When urine inside the trap reaches a certain level, it overflows into a small tube, which moves the urine into the drain line.
Under normal use, the sealant lasts for the life of the cartridge. Through time, the cartridge will collect uric sediment, which causes the cartridge to drain slower and slower. We recommend that custodial staff periodically pour in a cup of water and watch the flow rate, Goble says. When it slows, change the cartridge.
Won’t this uric sediment also build up in the drain line when there is no water to flush? Actually, water creates worse deposits, continues Goble. Hard water creates mineral deposits that must be cut out with a drain cleaner’s cutting blade. Since water-free urinals don’t introduce water to the drain line, fewer deposits build up. Even so, uric sediment does build up through time. This is a soft sediment, and it can be flushed away by simply pouring a bucket of water down the urinal.

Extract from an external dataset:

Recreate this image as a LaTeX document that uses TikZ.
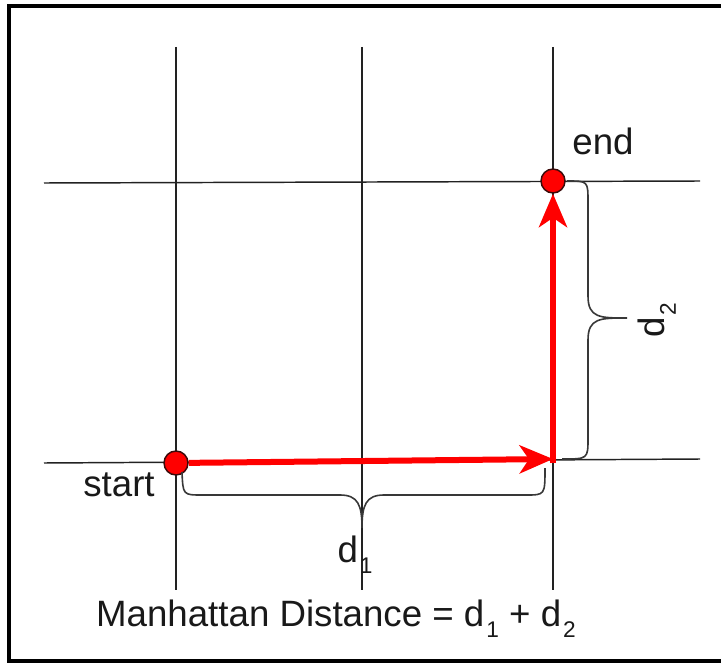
\documentclass[tikz,border=0pt]{standalone}
\usepackage{fontspec}
\setmainfont{Liberation Sans}
\usetikzlibrary{positioning,arrows.meta}
\definecolor{CRed}{HTML}{FF0000}
\definecolor{CLine}{HTML}{222222}
\definecolor{CDot}{HTML}{3A0A0A}
\newcommand{\lowsub}[1]{\kern1.5pt\raisebox{-0.3em}{\fontsize{17}{17}\selectfont #1}}

\begin{document}
\begin{tikzpicture}[x=0.75pt, y=-0.75pt,
  every node/.style={font=\fontsize{27.5}{33}\selectfont, text=black!90, inner sep=0pt},
  grid line/.style={CLine, line width=1.1pt},
  brace line/.style={CLine!90, line width=1.2pt},
  path arrow/.style={CRed, line width=4.5pt, -{Stealth[length=25pt, width=21pt, inset=7pt]}},
  dot/.style={circle, fill=CRed, draw=CDot, line width=1.1pt, minimum size=18pt}]
  \useasboundingbox (0,0) rectangle (721,663);
  % frame, open on the right
  \draw[line width=2.3pt] (730,6) -- (9,6) -- (9,661) -- (730,661);

  % street grid
  \foreach \gx in {176,362,553}
    \draw[grid line] (\gx,47) -- (\gx,590);
  \draw[grid line] (44,183) -- (700,181);
  \draw[grid line] (44,463) -- (700,459);

  \node[dot] (start) at (176,463) {};
  \node[dot] (end) at (553,181) {};
  \coordinate (turn) at (553,459);
  \node (startlbl) at (119,485) {start};
  \node (endlbl) at (603,141) {end};

  % the walk
  \draw[path arrow] (start) -- (turn);
  \draw[path arrow] ([yshift=-3pt]turn) -- (end);

  % braces
  \draw[brace line] (567,181) .. controls (588,181) .. (588,202) -- (588,296)
    .. controls (588,318) and (600,318) .. (627,318)
    .. controls (600,318) and (588,318) .. (588,340) -- (588,438)
    .. controls (588,459) .. (562,459);
  \node[rotate=90] (dtwo) at (657,320) {d\lowsub{2}};

  \draw[brace line] (182,472) .. controls (183,495) .. (202,495) -- (340,495)
    .. controls (358,495) and (362,505) .. (362,528)
    .. controls (362,505) and (366,495) .. (384,495) -- (526,495)
    .. controls (545,495) .. (545,468);
  \node (done) at (355,555) {d\lowsub{1}};

  \node[anchor=base] (formula) at (336,626) {Manhattan Distance = d\lowsub{1} + d\lowsub{2}};
\end{tikzpicture}
\end{document}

Water-free urinals reduce vandalism in two ways. Most importantly, they do not need a flush valve. Kids are tough on flush valves, Goble notes. They hang things from them and even stand on them.

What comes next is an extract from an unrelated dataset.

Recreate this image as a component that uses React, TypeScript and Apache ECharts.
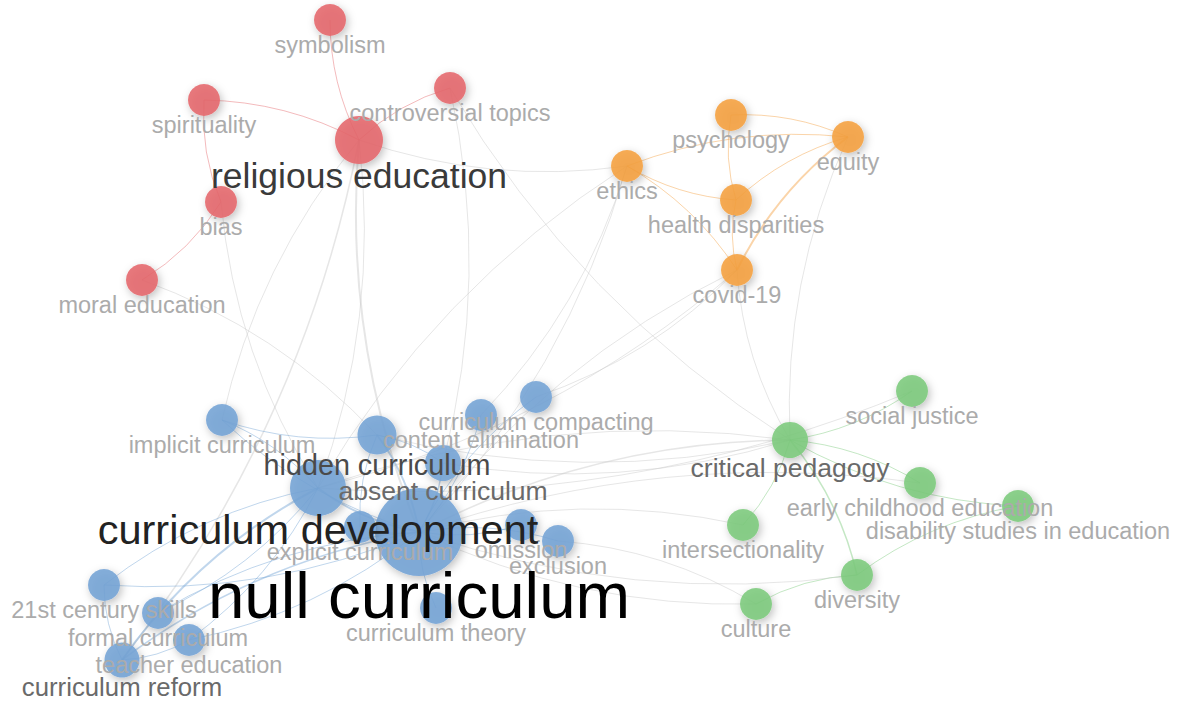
import React, { useEffect, useRef } from "react";
import * as echarts from "echarts";

const W = 1186;
const H = 704;

// cluster colours: 0 red, 1 blue, 2 green, 3 orange
const clusterColors = ["#e5676b", "#74a3d5", "#7cca7c", "#f5a040"];

const nodeNames = [
  "symbolism", "spirituality", "controversial topics", "religious education", "bias", "moral education",
  "psychology", "equity", "ethics", "health disparities", "covid-19",
  "social justice", "critical pedagogy", "early childhood education", "disability studies in education",
  "intersectionality", "diversity", "culture",
  "curriculum compacting", "content elimination", "hidden curriculum", "implicit curriculum",
  "absent curriculum", "curriculum development", "null curriculum", "explicit curriculum",
  "omission", "exclusion", "curriculum theory", "21st century skills", "formal curriculum",
  "teacher education", "curriculum reform",
];
const nodeX = [
  330, 204, 450, 359, 221, 142,
  731, 848, 627, 736, 737,
  912, 790, 920, 1018, 743, 857, 756,
  536, 481, 377, 222, 443, 318, 419, 360, 521, 558, 436, 104, 158, 189, 122,
];
const nodeY = [
  20, 100, 88, 140, 202, 280,
  115, 137, 166, 200, 270,
  391, 440, 483, 506, 525, 575, 604,
  397, 415, 435, 420, 463, 488, 532, 527, 525, 541, 608, 585, 613, 640, 660,
];
const nodeWeight = [
  32, 32, 32, 48, 32, 32,
  32, 32, 32, 32, 32,
  32, 36, 32, 32, 32, 32, 32,
  32, 32, 39, 32, 36, 56, 88, 32, 32, 32, 32, 32, 32, 32, 35,
];
const nodeCluster = [
  0, 0, 0, 0, 0, 0,
  3, 3, 3, 3, 3,
  2, 2, 2, 2, 2, 2, 2,
  1, 1, 1, 1, 1, 1, 1, 1, 1, 1, 1, 1, 1, 1, 1,
];

const links: [string, string, number][] = [
  ["religious education", "symbolism", 1],
  ["religious education", "spirituality", 1],
  ["religious education", "controversial topics", 1],
  ["spirituality", "bias", 1],
  ["bias", "moral education", 1],
  ["religious education", "null curriculum", 2],
  ["religious education", "curriculum reform", 1.5],
  ["religious education", "ethics", 1],
  ["religious education", "curriculum development", 1],
  ["religious education", "implicit curriculum", 1],
  ["controversial topics", "absent curriculum", 1],
  ["controversial topics", "critical pedagogy", 1],
  ["moral education", "hidden curriculum", 1],
  ["bias", "curriculum development", 1],
  ["psychology", "equity", 1],
  ["psychology", "health disparities", 1],
  ["ethics", "equity", 1],
  ["ethics", "health disparities", 1],
  ["ethics", "covid-19", 1],
  ["health disparities", "covid-19", 1],
  ["health disparities", "equity", 1],
  ["equity", "covid-19", 2],
  ["ethics", "null curriculum", 1],
  ["ethics", "curriculum development", 1],
  ["ethics", "content elimination", 1],
  ["covid-19", "null curriculum", 1],
  ["covid-19", "curriculum compacting", 1],
  ["covid-19", "critical pedagogy", 1],
  ["covid-19", "curriculum development", 1],
  ["equity", "critical pedagogy", 1],
  ["critical pedagogy", "diversity", 1.5],
  ["critical pedagogy", "social justice", 1],
  ["critical pedagogy", "early childhood education", 1],
  ["critical pedagogy", "disability studies in education", 1],
  ["critical pedagogy", "intersectionality", 1],
  ["diversity", "culture", 1],
  ["diversity", "disability studies in education", 1],
  ["critical pedagogy", "null curriculum", 1.5],
  ["critical pedagogy", "hidden curriculum", 1],
  ["critical pedagogy", "curriculum development", 1],
  ["critical pedagogy", "absent curriculum", 1],
  ["intersectionality", "null curriculum", 1],
  ["culture", "null curriculum", 1],
  ["culture", "exclusion", 1],
  ["diversity", "null curriculum", 1],
  ["early childhood education", "null curriculum", 1],
  ["social justice", "curriculum development", 1],
  ["null curriculum", "hidden curriculum", 2],
  ["null curriculum", "curriculum development", 2],
  ["null curriculum", "absent curriculum", 1.5],
  ["null curriculum", "explicit curriculum", 1.5],
  ["null curriculum", "omission", 1],
  ["null curriculum", "exclusion", 1],
  ["null curriculum", "curriculum theory", 1],
  ["null curriculum", "21st century skills", 1],
  ["null curriculum", "formal curriculum", 1],
  ["null curriculum", "teacher education", 1],
  ["null curriculum", "curriculum reform", 1.5],
  ["null curriculum", "implicit curriculum", 1],
  ["null curriculum", "content elimination", 1],
  ["null curriculum", "curriculum compacting", 1],
  ["curriculum development", "curriculum reform", 2],
  ["curriculum development", "formal curriculum", 1],
  ["curriculum development", "21st century skills", 1],
  ["curriculum development", "teacher education", 1],
  ["curriculum development", "implicit curriculum", 1],
  ["hidden curriculum", "implicit curriculum", 1],
  ["hidden curriculum", "explicit curriculum", 1],
  ["hidden curriculum", "absent curriculum", 1],
  ["21st century skills", "curriculum reform", 1],
  ["teacher education", "curriculum reform", 1],
];

const FONT = '"Liberation Sans", Arial, Helvetica, sans-serif';

function labelSize(w: number) {
  return 0.75 * w - 0.5;
}
function labelColor(w: number) {
  if (w >= 80) return "#000000";
  if (w >= 54) return "#222222";
  if (w >= 45) return "#3a3a3a";
  if (w >= 38) return "#4a4a4a";
  if (w >= 34) return "#6a6a6a";
  return "#ababab";
}

export default function App() {
  const ref = useRef<HTMLDivElement>(null);
  useEffect(() => {
    if (!ref.current) return;
    const chart = echarts.init(ref.current, undefined, { renderer: "svg" });
    const idx: Record<string, number> = {};
    nodeNames.forEach((n, i) => (idx[n] = i));

    const graphData = nodeNames.map((name, i) => ({
      name,
      value: [nodeX[i], nodeY[i]],
      symbolSize: nodeWeight[i],
      itemStyle: {
        color: clusterColors[nodeCluster[i]],
        opacity: 0.88,
        shadowBlur: 8,
        shadowColor: "rgba(0,0,0,0.28)",
        shadowOffsetX: 2,
        shadowOffsetY: 3,
      },
    }));

    const graphLinks = links.map(([s, t, w], k) => {
      const cs = nodeCluster[idx[s]];
      const ct = nodeCluster[idx[t]];
      const same = cs === ct;
      return {
        source: s,
        target: t,
        lineStyle: {
          color: same ? clusterColors[cs] : "#c8c8c8",
          opacity: 0.45,
          width: w,
          curveness: k % 2 === 0 ? 0.12 : -0.12,
        },
      };
    });

    const order = nodeNames
      .map((_, i) => i)
      .sort((a, b) => nodeWeight[a] - nodeWeight[b]);

    const labelData = order.map((i) => {
      const w = nodeWeight[i];
      const fs = labelSize(w);
      const dy = w / 2 + 0.24 * fs + 3.4;
      return {
        name: nodeNames[i],
        value: [nodeX[i], nodeY[i]],
        label: {
          show: true,
          position: "inside",
          offset: [0, dy],
          fontSize: fs,
          color: labelColor(w),
          opacity: 1,
          fontFamily: FONT,
          formatter: "{b}",
        },
      };
    });

    chart.setOption({
      animation: false,
      backgroundColor: "#ffffff",
      grid: { left: 0, right: 0, top: 0, bottom: 0 },
      xAxis: { type: "value", min: 0, max: W, show: false },
      yAxis: { type: "value", min: 0, max: H, inverse: true, show: false },
      series: [
        {
          type: "graph",
          coordinateSystem: "cartesian2d",
          layout: "none",
          data: graphData,
          links: graphLinks,
          label: { show: false },
          emphasis: { disabled: true },
          z: 2,
        },
        {
          type: "scatter",
          data: labelData,
          symbolSize: 0,
          silent: true,
          itemStyle: { opacity: 1 },
          z: 5,
        },
      ],
    });
    return () => chart.dispose();
  }, []);
  return (
    <div
      ref={ref}
      style={{ position: "fixed", left: 0, top: 0, width: W, height: H, background: "#fff" }}
    />
  );
}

Second, water-free urinals have no water. So plugging them up does not cause water to overflow onto the restroom floor and create the serious expenses associated with flooding.
Caution: Students With Tools
Students often carry tools with them, for the skateboards, bicycles, cars and other equipment commonly used by 21st-century teenagers, says George Spear, commercial product managers with Moen Incorporated of North Olmstead, Ohio. So when we design commercial faucets, we try to use attaching hardware or screws that require special tools, he says. Second, we design with rounded instead of squared surfaces — making it much harder to use a standard wrench to turn it.
Moen employs the same strategy with the faucet aerator, a device that sits just inside the fixture and mixes air with water to create a full-bodied water stream when the valve is opened. Kids often remove aerators, Spear says. They like to have the screens, or they just want to vandalize something.
Moen has designed a special key that removes and installs the aerator up inside the faucet, where a potential vandal can’t see it and so may not think about trying to remove it.
Spear also notes the importance of metered faucets and valves in preventing vandalism. Sometimes schools have problems with students clogging sink drains with paper towels and then turning on the water, he says. Metered faucets that dispense only a certain amount of water help deal with this problem.
Metered faucets and flush valves for urinals are available in mechanical and electronic varieties, today.
Moen also uses vandal resistant braided stainless steel covers for supply lines under sinks. These protective covers simply slip over the supply lines, making them very difficult to cut.
Of course, there’s always a better way to skin a cat, says Spear. Give someone enough time to work on a vandal-resistant product, and they will eventually figure out how to take it apart or break it. Then you have to change methods. So we’re always thinking about how to build redundancies into a vandal resistant-design to stay ahead of the curve.